A Labour spokesperson has warned that the British government must put pressure on the UN Security Council to ensure vital cross-border aid reaches millions of people in Syria amidst the coronavirus pandemic, or cause ‘unimaginable’ damage.
The UN Security Council voted to renew the Syrian humanitarian mission last December, but halved the number of crossing points into the country from four to two, in order to avoid a veto by Russia.
It also limited renewing the humanitarian operation from a year, as it had done in the past, to six months.
As well privations from nine years of war, Syria has begun to suffer as a result of the Covid-19 pandemic. According to the World Health Organisation (WHO), fewer than two-thirds of the country’s hospitals are operational, and 70 per cent of healthcare workers have fled the country.
Two crossings from Turkey, to access people in North-West Syria, are currently open. But the situation is particularly hazardous for people trapped in Idlib and North -East Syria, where the last rebel held area is surrounded by Assad regime forces.
The International Committee of the Red Cross (ICRC) has warned that testing for coronavirus in the area is hugely difficult, and physical distancing impossible in the vast displacement camps.
Anna McMorrin, Labour’s spokesperson for International Development, said conditions are deteriorating and becoming more perilous while two crossings, from Iraq and Jordan, remains closed and the UN deadline of 10 July for renewing the mission draws closer.
In a letter to Anne-Marie Trevelyan, the Secretary of State for International Development, Ms McMorrin said: “I am urging you to ensure the UK uses its global influence to push the UN Security Council to renew and expand the current resolution.
“The omission of UN Security Council support for the renewal of two crossings at Al Yarubiyah and Al Ramtha, bordering Iraq and Jordan respectively, in north-east Syria is already significantly the ability of the UN, partners and humanitarian agencies to continue to provide aid to populations in need.
“If the UN Security Council resolution is not renewed in July, and the UN, partners and humanitarian organisations are forced to stop the two border crossings into North West Syria, the damage to our humanitarian response would be catastrophic. Similarly, if the two border crossings into north-east Syria are not authorised, the humanitarian cost would be unimaginable.”

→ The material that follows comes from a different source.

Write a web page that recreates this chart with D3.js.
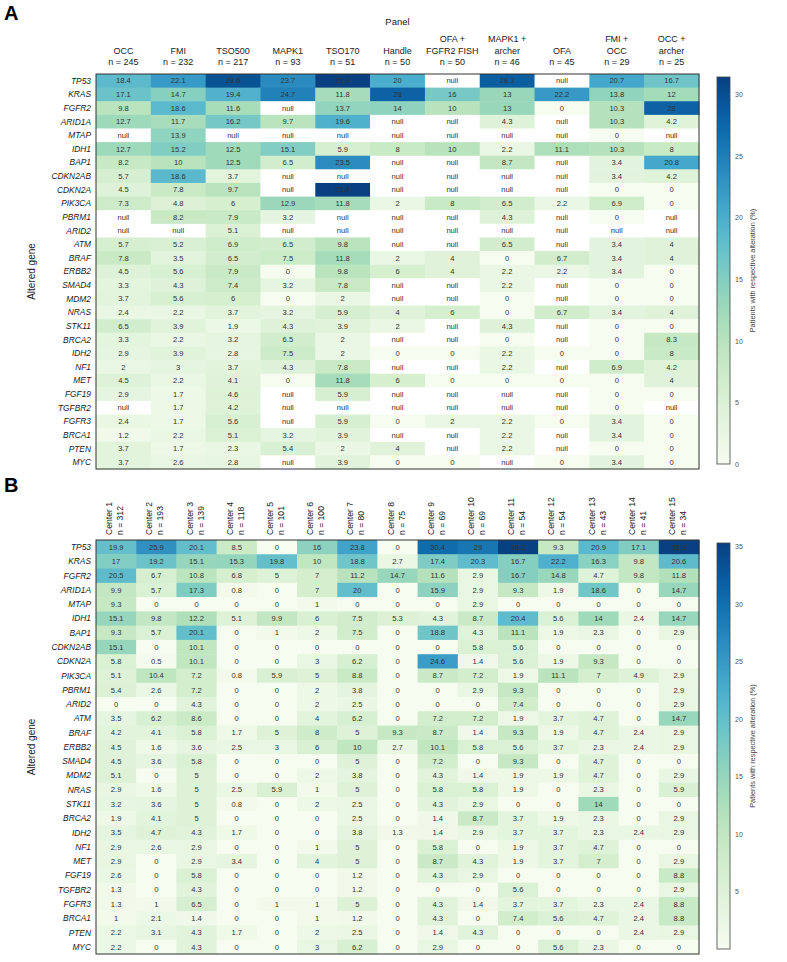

The shadow minister said she also wanted to stress the urgent need to protect the vulnerable communities from the pandemic, pointing out: “Currently the only way the international community can take action to prepare, prevent and respond to Covid-19 is through cross-border aid … global leaders cannot allow the incubation of the virus, which threatens the lives of most vulnerable and may also jeopardise the health of citizens at home if a second wave stemming from low-income and fragile nations is the result of our inaction.”
More than 2.7 million people in north-western Syria and 1.3 million in the north-east rely on aid from the cross-border operation, according to UN calculations. The Security Council approval is needed for it to take place as the Damascus regime has withheld consent for the deliveries.
During last vote, Karen Pearce, Britain’s ambassador to the UN, accused Russia of politicising the vote on behalf of its allies, the Syrian government.
She said: “Syrian people have seen many sad days since 2011, but this day is potentially one of the saddest because it is the first time that a Security Council member has chosen to play politics with humanitarian assistance, Russia is playing dice with the lives of the Syrian people in the northeast.”
But Russian U.N. Ambassador Vassily Nebenzia insisted: “All these cries about imminent catastrophe, disaster, which northeast faces if we close one cross-border point is totally irrelevant because humanitarian assistance to that region is coming from within Syria.”